Developing fibrin-based biomaterials/scaffolds in tissue engineering
Songjie Li, Xin Dan, Han Chen, Tong Li, Bo Liu, Yikun Ju, Y Li, Lanjie Lei, Xing Fan
Abstract
Tissue engineering technology has advanced rapidly in recent years, offering opportunities to construct biologically active tissues or organ substitutes to repair or even enhance the functions of diseased tissues and organs. Tissue-engineered scaffolds rebuild the extracellular microenvironment by mimicking the extracellular matrix. Fibrin-based scaffolds possess numerous advantages, including hemostasis, high biocompatibility, and good degradability.
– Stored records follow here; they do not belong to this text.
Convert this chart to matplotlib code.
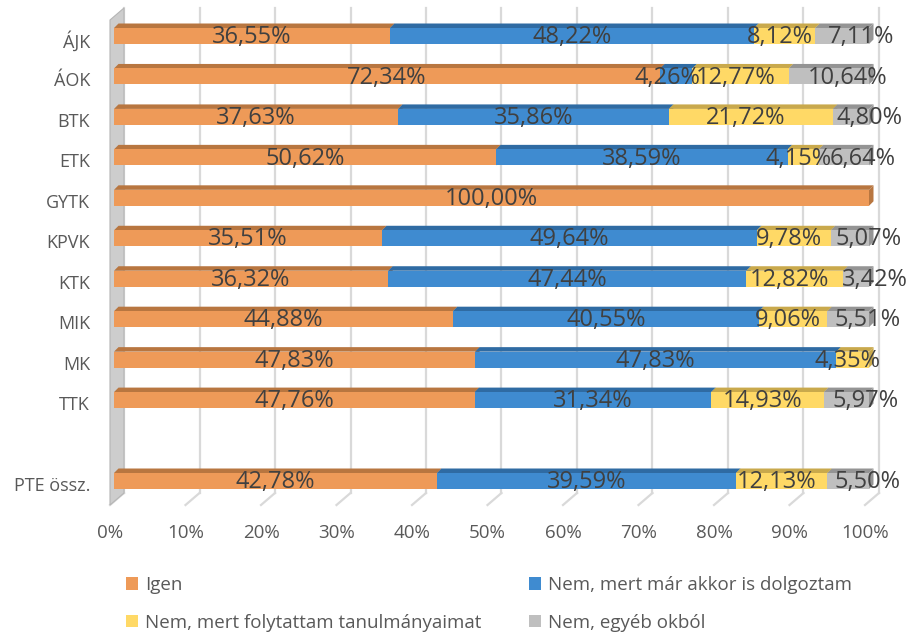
import matplotlib.pyplot as plt
from matplotlib.patches import Polygon, Rectangle, Patch
from matplotlib.transforms import ScaledTranslation, blended_transform_factory

plt.rcParams['font.family'] = ['Open Sans', 'DejaVu Sans']

# data
categories = ['ÁJK', 'ÁOK', 'BTK', 'ETK', 'GYTK', 'KPVK', 'KTK', 'MIK', 'MK', 'TTK', '', 'PTE össz.']
igen = [36.55, 72.34, 37.63, 50.62, 100.00, 35.51, 36.32, 44.88, 47.83, 47.76, None, 42.78]
dolgoztam = [48.22, 4.26, 35.86, 38.59, 0, 49.64, 47.44, 40.55, 47.83, 31.34, None, 39.59]
tanulmany = [8.12, 12.77, 21.72, 4.15, 0, 9.78, 12.82, 9.06, 4.35, 14.93, None, 12.13]
egyeb = [7.11, 10.64, 4.80, 6.64, 0, 5.07, 3.42, 5.51, 0, 5.97, None, 5.50]

series = [igen, dolgoztam, tanulmany, egyeb]
series_names = ['Igen', 'Nem, mert már akkor is dolgoztam',
                'Nem, mert folytattam tanulmányaimat', 'Nem, egyéb okból']
front_colors = ['#EE9A58', '#3F8BD0', '#FFD966', '#BFBFBF']
top_colors = ['#B87640', '#2F6BA3', '#C9A94C', '#949494']
label_shift = [0, 0, -5, 19]   # px, how Excel nudged the labels
xticks = list(range(0, 101, 10))

W, H = 911, 634
DPI = 100
fig = plt.figure(figsize=(W / DPI, H / DPI), dpi=DPI)

# axes geometry in pixels
ax_left, ax_right, ax_top, ax_bottom = 100, 890, 8, 505
ax = fig.add_axes([ax_left / W, 1 - ax_bottom / H, (ax_right - ax_left) / W, (ax_bottom - ax_top) / H])

# 0% of the bar front at pixel 114, 100% at 869
px_per_unit = (869 - 114) / 100
ax.set_xlim((ax_left - 114) / px_per_unit, (ax_right - 114) / px_per_unit)
# first bar centre at pixel 36, last at 481
py_per_unit = (481 - 36) / 11
ax.set_ylim(11 + (ax_bottom - 481) / py_per_unit, -(36 - ax_top) / py_per_unit)
ax.axis('off')


def px(dx, dy=0):
    # offset in pixels (y up positive)
    return ScaledTranslation(dx / DPI, dy / DPI, fig.dpi_scale_trans)


# back wall / floor gridlines
bt = blended_transform_factory(ax.transData, ax.transAxes)
floor = 12 / (ax_bottom - ax_top)
for v in xticks:
    ax.plot([v, v], [1, floor], color='#D9D9D9', lw=1.6, transform=bt + px(10), clip_on=False, zorder=1)
    ax.plot([v, v + 14 / px_per_unit], [0, floor], color='#D9D9D9', lw=1.6,
            transform=bt + px(-4), clip_on=False, zorder=1)

# left side wall
wall = Polygon([(0, 0), (14 / px_per_unit, floor), (14 / px_per_unit, 1), (0, 1 - 12 / (ax_bottom - ax_top))],
               closed=True, facecolor='#CDCDCD', edgecolor='#B5B5B5', lw=0.8,
               transform=bt + px(-4), clip_on=False, zorder=1)
ax.add_patch(wall)

bar_h = 16 / py_per_unit
dx = 4.5 / px_per_unit
dy = 4.5 / py_per_unit

for i, cat in enumerate(categories):
    if igen[i] is None:
        continue
    left = 0
    for s, vals in enumerate(series):
        w = vals[i]
        if not w:
            continue
        top = i - bar_h / 2
        z = 3 + s * 0.1
        # top face
        ax.add_patch(Polygon([(left, top), (left + w, top), (left + w + dx, top - dy), (left + dx, top - dy)],
                             closed=True, facecolor=top_colors[s], edgecolor='none', zorder=z))
        # right face
        ax.add_patch(Polygon([(left + w, top), (left + w + dx, top - dy), (left + w + dx, top + bar_h - dy),
                              (left + w, top + bar_h)],
                             closed=True, facecolor=top_colors[s], edgecolor='none', zorder=z))
        # front face
        ax.add_patch(Rectangle((left, top), w, bar_h, facecolor=front_colors[s], edgecolor='none', zorder=z + 0.05))
        txt = f'{w:.2f}%'.replace('.', ',')
        if s == 1 and w < 8:
            # narrow blue segment: Excel pushed the label left
            ax.text(left + w, i + 0.03, txt, ha='right', va='center', fontsize=17, color='#404040',
                    zorder=10, transform=ax.transData + px(8))
        else:
            ax.text(left + w / 2, i + 0.03, txt, ha='center', va='center', fontsize=17, color='#404040',
                    zorder=10, transform=ax.transData + px(label_shift[s]))
        left += w

# category labels
for i, cat in enumerate(categories):
    ax.text(0, i, cat, ha='right', va='center', fontsize=13, color='#595959',
            transform=ax.transData + px(-24, -5))

# x tick labels
for v in xticks:
    ax.text(v, 0, f'{v}%', ha='center', va='center', fontsize=13.5, color='#595959',
            transform=bt + px(-4, -28))

handles = [Patch(facecolor=c, edgecolor='none') for c in front_colors]
order = [0, 2, 1, 3]
fig.legend([handles[k] for k in order], [series_names[k] for k in order], loc='upper left',
           bbox_to_anchor=(126 / W, 1 - 576 / H), ncol=2,
           frameon=False, fontsize=13.5, handlelength=0.65, handleheight=0.65, handletextpad=0.35,
           columnspacing=2.55, labelspacing=1.05, labelcolor='#595959', borderpad=0, borderaxespad=0)

fig.savefig('out.png', dpi=DPI)
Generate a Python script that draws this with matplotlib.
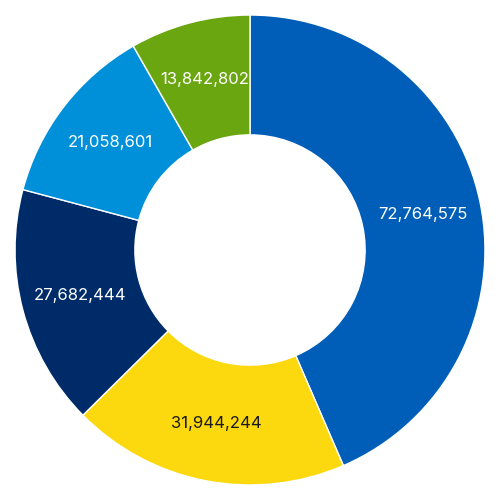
import matplotlib.pyplot as plt

values = [72764575, 31944244, 27682444, 21058601, 13842802]
labels = ["72,764,575", "31,944,244", "27,682,444", "21,058,601", "13,842,802"]
colors = ["#005EB8", "#FCD90F", "#002B69", "#0090DA", "#69A60F"]
text_colors = ["white", "#1a1a1a", "white", "white", "white"]

fig = plt.figure(figsize=(5, 5), dpi=100)
ax = fig.add_axes([0, 0, 1, 1])
wedges, texts = ax.pie(values, colors=colors, startangle=90, counterclock=False,
                       labels=labels, labeldistance=0.75, radius=1.0,
                       wedgeprops=dict(width=0.51, edgecolor="white", linewidth=1),
                       textprops=dict(fontsize=12, family="Inter", ha="center", va="center"))
for t, c in zip(texts, text_colors):
    t.set_color(c)
ax.set_xlim(-1.064, 1.064)
ax.set_ylim(-1.064, 1.064)
ax.set_aspect("equal")
fig.savefig("out.png")
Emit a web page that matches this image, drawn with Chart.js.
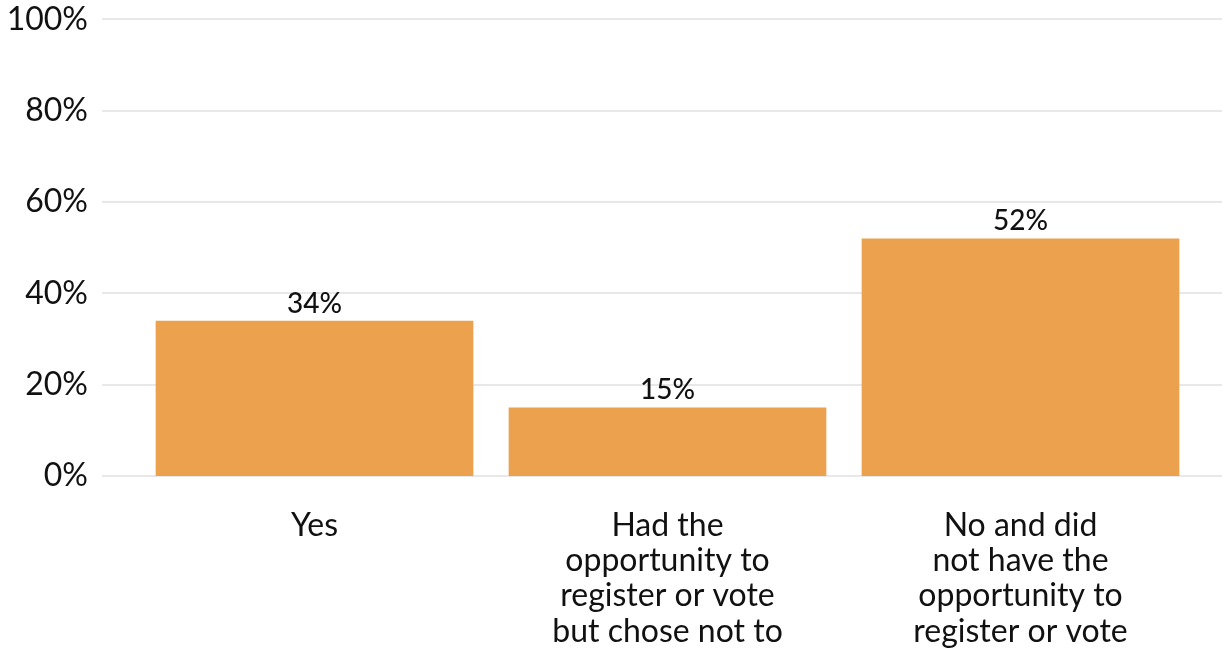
<!DOCTYPE html>
<html>
<head>
<meta charset="utf-8">
<script src="https://cdn.jsdelivr.net/npm/chart.js@4/dist/chart.umd.min.js"></script>
<style>
  html, body { margin: 0; padding: 0; background: #fff; }
  #wrap { width: 1222px; height: 651px; }
</style>
</head>
<body>
<div id="wrap"><canvas id="myChart" width="1222" height="651"></canvas></div>
<script>
const categories = [
  ['Yes'],
  ['Had the', 'opportunity to', 'register or vote', 'but chose not to'],
  ['No and did', 'not have the', 'opportunity to', 'register or vote'],
];
const values = [34, 15, 52];
const yTicks = [0, 20, 40, 60, 80, 100];

const barColor = '#eba14e';
const textColor = '#111111';
const gridColor = '#e8e8e8';

// gridlines run from the left edge past the bars, so draw them by hand
const wideGrid = {
  id: 'wideGrid',
  beforeDatasetsDraw(chart) {
    const { ctx, scales } = chart;
    ctx.save();
    ctx.strokeStyle = gridColor;
    ctx.lineWidth = 2;
    yTicks.forEach((t) => {
      const y = Math.round(scales.y.getPixelForValue(t));
      ctx.beginPath();
      ctx.moveTo(102, y);
      ctx.lineTo(1222, y);
      ctx.stroke();
    });
    ctx.restore();
  },
};

const barLabels = {
  id: 'barLabels',
  afterDatasetsDraw(chart) {
    const { ctx } = chart;
    const meta = chart.getDatasetMeta(0);
    ctx.save();
    ctx.font = '500 28px Lato';
    ctx.fillStyle = textColor;
    ctx.textAlign = 'center';
    ctx.textBaseline = 'alphabetic';
    meta.data.forEach((bar, i) => {
      ctx.fillText(`${values[i]}%`, bar.x, bar.y - 8);
    });
    ctx.restore();
  },
};

const ctx = document.getElementById('myChart').getContext('2d');
const myChart = new Chart(ctx, {
  type: 'bar',
  data: {
    labels: categories,
    datasets: [{
      data: values,
      backgroundColor: barColor,
      borderWidth: 0,
      barPercentage: 0.9,
      categoryPercentage: 1,
    }],
  },
  options: {
    responsive: false,
    animation: false,
    layout: { padding: { top: 1, right: 25, bottom: 0, left: 0 } },
    plugins: {
      legend: { display: false },
      tooltip: { enabled: false },
    },
    scales: {
      x: {
        afterFit(scale) { scale.height = 175; },
        grid: { display: false },
        border: { display: false },
        ticks: {
          color: textColor,
          font: { family: 'Lato', size: 32, lineHeight: 1.1 },
          padding: 24,
          maxRotation: 0,
          autoSkip: false,
        },
      },
      y: {
        min: 0,
        max: 100,
        afterFit(scale) { scale.width = 138; },
        afterBuildTicks(scale) { scale.ticks = yTicks.map((v) => ({ value: v })); },
        // tickLength keeps the labels off the bars without adding top padding
        grid: { display: false, tickLength: 50 },
        border: { display: false },
        ticks: {
          color: textColor,
          font: { family: 'Lato', size: 32 },
          padding: 0,
          callback: (v) => `${v}%`,
        },
      },
    },
  },
  plugins: [wideGrid, barLabels],
});
</script>
</body>
</html>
Fibrin scaffolds provide an initial matrix that facilitates cell migration, differentiation, proliferation, and adhesion, and also play a critical role in cell-matrix interactions. Fibrin scaffolds are now widely recognized as a key component in tissue engineering, where they can facilitate tissue and organ defect repair. This review introduces the properties of fibrin, including its composition, structure, and biology. In addition, the modification and cross-linking modes of fibrin are discussed, along with various forms commonly used in tissue engineering. We also describe the biofunctionalization of fibrin. This review provides a detailed overview of the use and applications of fibrin in skin, bone, and nervous tissues, and provides novel insights into future research directions for clinical treatment. • Fibrin promotes cell proliferation, migration, differentiation and adhesion. • Fibrin can be modified to enhance its biochemical and mechanical properties. • Fibrin can be used in various forms such as fibrin hydrogel and fibrin glue. • Biofunctionalization of fibrin promotes its application scope in tissue engineering. • Fibrin scaffolds are widely used in skin, nerve and other tissues damage repair.